▶ [Exercise details]:
Under this line sits a listing. Repeat exactly and only its lines from the one holding "Write the TikZ code for this diagram." through the one holding "(out2) at (1198,373)"; skip pictures.

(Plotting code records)

>> BEGIN

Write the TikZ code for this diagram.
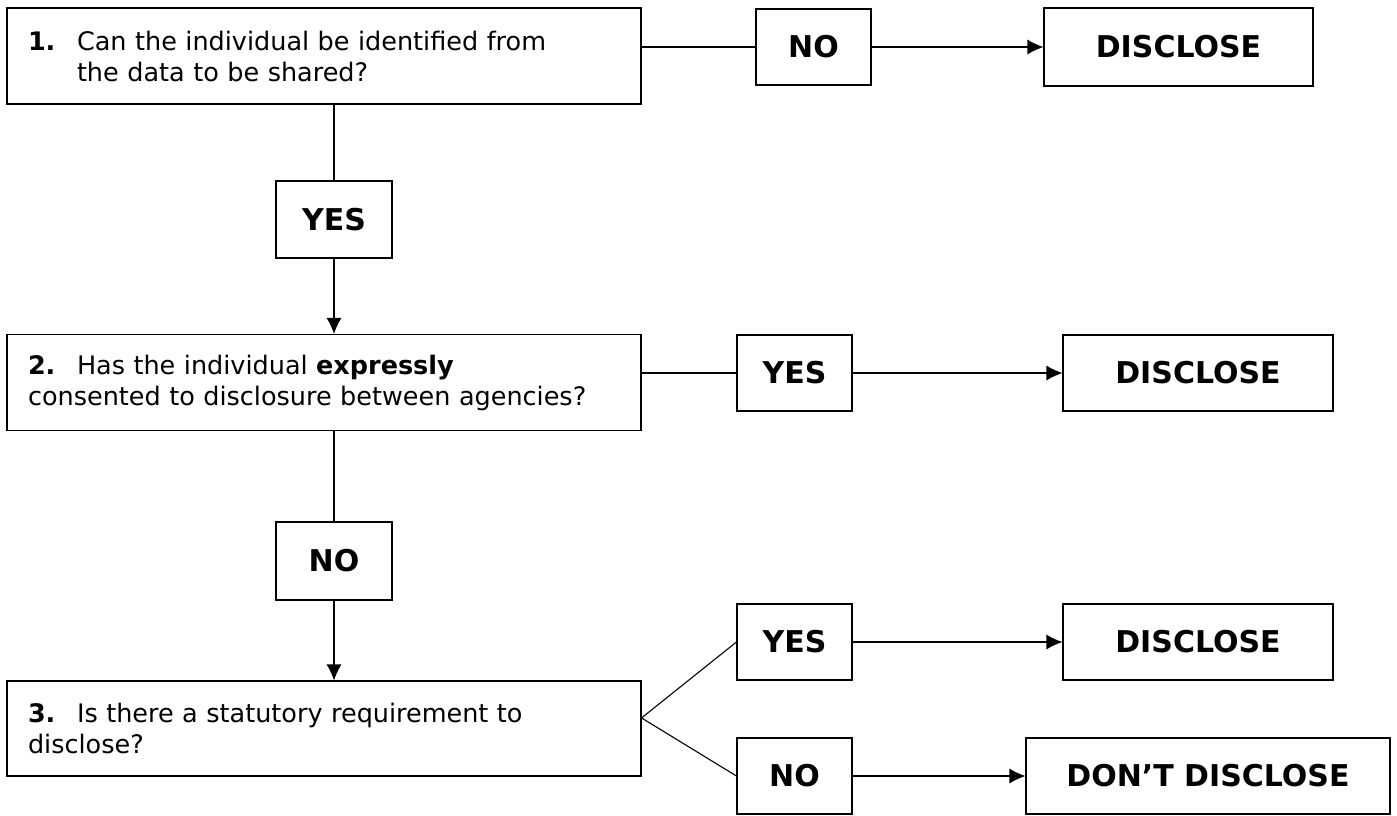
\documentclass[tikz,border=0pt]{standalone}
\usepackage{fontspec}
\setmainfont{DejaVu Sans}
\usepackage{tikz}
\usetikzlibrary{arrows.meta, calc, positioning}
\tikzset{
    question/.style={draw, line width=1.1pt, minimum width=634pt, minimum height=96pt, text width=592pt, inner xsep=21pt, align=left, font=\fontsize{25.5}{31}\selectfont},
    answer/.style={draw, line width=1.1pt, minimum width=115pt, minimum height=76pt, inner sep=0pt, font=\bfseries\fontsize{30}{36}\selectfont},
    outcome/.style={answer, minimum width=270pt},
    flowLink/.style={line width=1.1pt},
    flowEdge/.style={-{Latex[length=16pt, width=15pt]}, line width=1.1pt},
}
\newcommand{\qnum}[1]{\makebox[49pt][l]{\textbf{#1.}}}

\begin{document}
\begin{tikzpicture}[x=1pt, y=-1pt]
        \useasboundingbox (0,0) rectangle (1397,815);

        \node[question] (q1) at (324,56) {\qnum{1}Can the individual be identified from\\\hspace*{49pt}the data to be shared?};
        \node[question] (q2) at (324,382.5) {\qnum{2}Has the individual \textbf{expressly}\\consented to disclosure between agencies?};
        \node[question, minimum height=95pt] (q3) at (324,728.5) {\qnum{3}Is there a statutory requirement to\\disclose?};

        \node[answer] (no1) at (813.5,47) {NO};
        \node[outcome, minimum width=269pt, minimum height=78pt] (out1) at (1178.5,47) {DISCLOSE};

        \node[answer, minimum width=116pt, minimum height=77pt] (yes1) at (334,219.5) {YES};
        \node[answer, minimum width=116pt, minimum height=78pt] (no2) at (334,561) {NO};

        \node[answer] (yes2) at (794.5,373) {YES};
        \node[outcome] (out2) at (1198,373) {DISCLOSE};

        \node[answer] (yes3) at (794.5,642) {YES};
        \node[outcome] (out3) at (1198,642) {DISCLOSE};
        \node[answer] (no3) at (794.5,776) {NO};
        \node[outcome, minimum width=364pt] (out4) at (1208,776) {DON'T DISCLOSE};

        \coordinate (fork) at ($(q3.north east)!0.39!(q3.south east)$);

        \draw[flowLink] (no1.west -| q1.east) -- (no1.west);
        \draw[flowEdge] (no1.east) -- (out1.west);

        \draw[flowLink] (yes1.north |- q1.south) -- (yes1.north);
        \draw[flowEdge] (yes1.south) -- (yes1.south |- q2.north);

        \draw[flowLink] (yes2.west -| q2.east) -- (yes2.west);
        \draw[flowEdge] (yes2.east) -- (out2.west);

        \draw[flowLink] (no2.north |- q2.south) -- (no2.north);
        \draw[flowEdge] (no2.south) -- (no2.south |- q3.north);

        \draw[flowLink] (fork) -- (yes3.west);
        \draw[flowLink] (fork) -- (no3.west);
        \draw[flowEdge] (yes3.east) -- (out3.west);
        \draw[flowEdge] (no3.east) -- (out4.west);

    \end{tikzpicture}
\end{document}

>> END
>> BEGIN

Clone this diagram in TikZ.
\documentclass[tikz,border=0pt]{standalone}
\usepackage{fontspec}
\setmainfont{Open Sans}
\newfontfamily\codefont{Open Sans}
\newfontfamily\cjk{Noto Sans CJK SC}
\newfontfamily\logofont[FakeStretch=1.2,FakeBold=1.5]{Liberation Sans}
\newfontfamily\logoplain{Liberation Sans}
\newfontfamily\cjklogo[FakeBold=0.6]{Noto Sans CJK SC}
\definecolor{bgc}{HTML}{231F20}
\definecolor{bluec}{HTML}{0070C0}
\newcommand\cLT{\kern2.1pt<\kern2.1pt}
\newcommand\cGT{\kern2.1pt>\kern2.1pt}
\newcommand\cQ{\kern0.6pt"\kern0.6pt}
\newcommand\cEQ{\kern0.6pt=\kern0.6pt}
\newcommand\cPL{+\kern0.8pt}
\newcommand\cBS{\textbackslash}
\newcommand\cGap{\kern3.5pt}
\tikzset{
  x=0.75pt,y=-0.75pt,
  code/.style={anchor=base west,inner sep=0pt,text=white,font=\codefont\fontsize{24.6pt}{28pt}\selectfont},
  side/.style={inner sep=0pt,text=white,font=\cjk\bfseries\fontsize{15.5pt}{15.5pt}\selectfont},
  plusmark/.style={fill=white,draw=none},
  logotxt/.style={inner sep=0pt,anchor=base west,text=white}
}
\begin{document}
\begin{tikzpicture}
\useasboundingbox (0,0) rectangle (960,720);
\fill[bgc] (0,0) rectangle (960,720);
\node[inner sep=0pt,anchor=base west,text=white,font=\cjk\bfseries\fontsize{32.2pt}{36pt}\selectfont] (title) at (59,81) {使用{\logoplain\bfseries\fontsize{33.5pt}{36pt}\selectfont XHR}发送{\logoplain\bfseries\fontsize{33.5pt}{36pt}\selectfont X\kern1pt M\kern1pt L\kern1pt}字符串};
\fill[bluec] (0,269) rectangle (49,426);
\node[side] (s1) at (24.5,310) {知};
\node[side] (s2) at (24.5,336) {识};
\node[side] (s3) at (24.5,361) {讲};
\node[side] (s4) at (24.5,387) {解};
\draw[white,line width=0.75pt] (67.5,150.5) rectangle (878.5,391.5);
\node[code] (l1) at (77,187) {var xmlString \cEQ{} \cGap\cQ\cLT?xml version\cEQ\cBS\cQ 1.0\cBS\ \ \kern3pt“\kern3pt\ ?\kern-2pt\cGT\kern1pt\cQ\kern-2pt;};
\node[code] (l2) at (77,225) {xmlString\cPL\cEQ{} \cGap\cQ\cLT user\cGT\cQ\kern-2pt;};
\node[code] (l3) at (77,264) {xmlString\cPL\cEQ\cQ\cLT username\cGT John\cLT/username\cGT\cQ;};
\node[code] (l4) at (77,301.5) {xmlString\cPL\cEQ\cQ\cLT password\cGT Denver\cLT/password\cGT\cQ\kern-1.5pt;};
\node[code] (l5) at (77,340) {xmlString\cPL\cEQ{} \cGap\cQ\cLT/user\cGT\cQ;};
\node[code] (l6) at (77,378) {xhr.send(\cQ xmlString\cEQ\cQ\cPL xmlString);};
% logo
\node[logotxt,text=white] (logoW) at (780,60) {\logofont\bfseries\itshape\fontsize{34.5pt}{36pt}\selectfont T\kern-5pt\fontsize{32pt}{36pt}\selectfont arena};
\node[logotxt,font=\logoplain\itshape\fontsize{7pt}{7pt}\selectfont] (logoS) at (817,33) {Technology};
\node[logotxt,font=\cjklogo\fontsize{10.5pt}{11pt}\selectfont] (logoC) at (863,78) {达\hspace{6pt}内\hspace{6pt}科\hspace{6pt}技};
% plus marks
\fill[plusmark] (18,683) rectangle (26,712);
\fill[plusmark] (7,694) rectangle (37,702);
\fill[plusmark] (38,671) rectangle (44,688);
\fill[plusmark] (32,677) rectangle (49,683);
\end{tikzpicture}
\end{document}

>> END

▶ [Result of the exercise]:
Write the TikZ code for this diagram.
\documentclass[tikz,border=0pt]{standalone}
\usepackage{fontspec}
\setmainfont{DejaVu Sans}
\usepackage{tikz}
\usetikzlibrary{arrows.meta, calc, positioning}
\tikzset{
    question/.style={draw, line width=1.1pt, minimum width=634pt, minimum height=96pt, text width=592pt, inner xsep=21pt, align=left, font=\fontsize{25.5}{31}\selectfont},
    answer/.style={draw, line width=1.1pt, minimum width=115pt, minimum height=76pt, inner sep=0pt, font=\bfseries\fontsize{30}{36}\selectfont},
    outcome/.style={answer, minimum width=270pt},
    flowLink/.style={line width=1.1pt},
    flowEdge/.style={-{Latex[length=16pt, width=15pt]}, line width=1.1pt},
}
\newcommand{\qnum}[1]{\makebox[49pt][l]{\textbf{#1.}}}

\begin{document}
\begin{tikzpicture}[x=1pt, y=-1pt]
        \useasboundingbox (0,0) rectangle (1397,815);

        \node[question] (q1) at (324,56) {\qnum{1}Can the individual be identified from\\\hspace*{49pt}the data to be shared?};
        \node[question] (q2) at (324,382.5) {\qnum{2}Has the individual \textbf{expressly}\\consented to disclosure between agencies?};
        \node[question, minimum height=95pt] (q3) at (324,728.5) {\qnum{3}Is there a statutory requirement to\\disclose?};

        \node[answer] (no1) at (813.5,47) {NO};
        \node[outcome, minimum width=269pt, minimum height=78pt] (out1) at (1178.5,47) {DISCLOSE};

        \node[answer, minimum width=116pt, minimum height=77pt] (yes1) at (334,219.5) {YES};
        \node[answer, minimum width=116pt, minimum height=78pt] (no2) at (334,561) {NO};

        \node[answer] (yes2) at (794.5,373) {YES};
        \node[outcome] (out2) at (1198,373) {DISCLOSE};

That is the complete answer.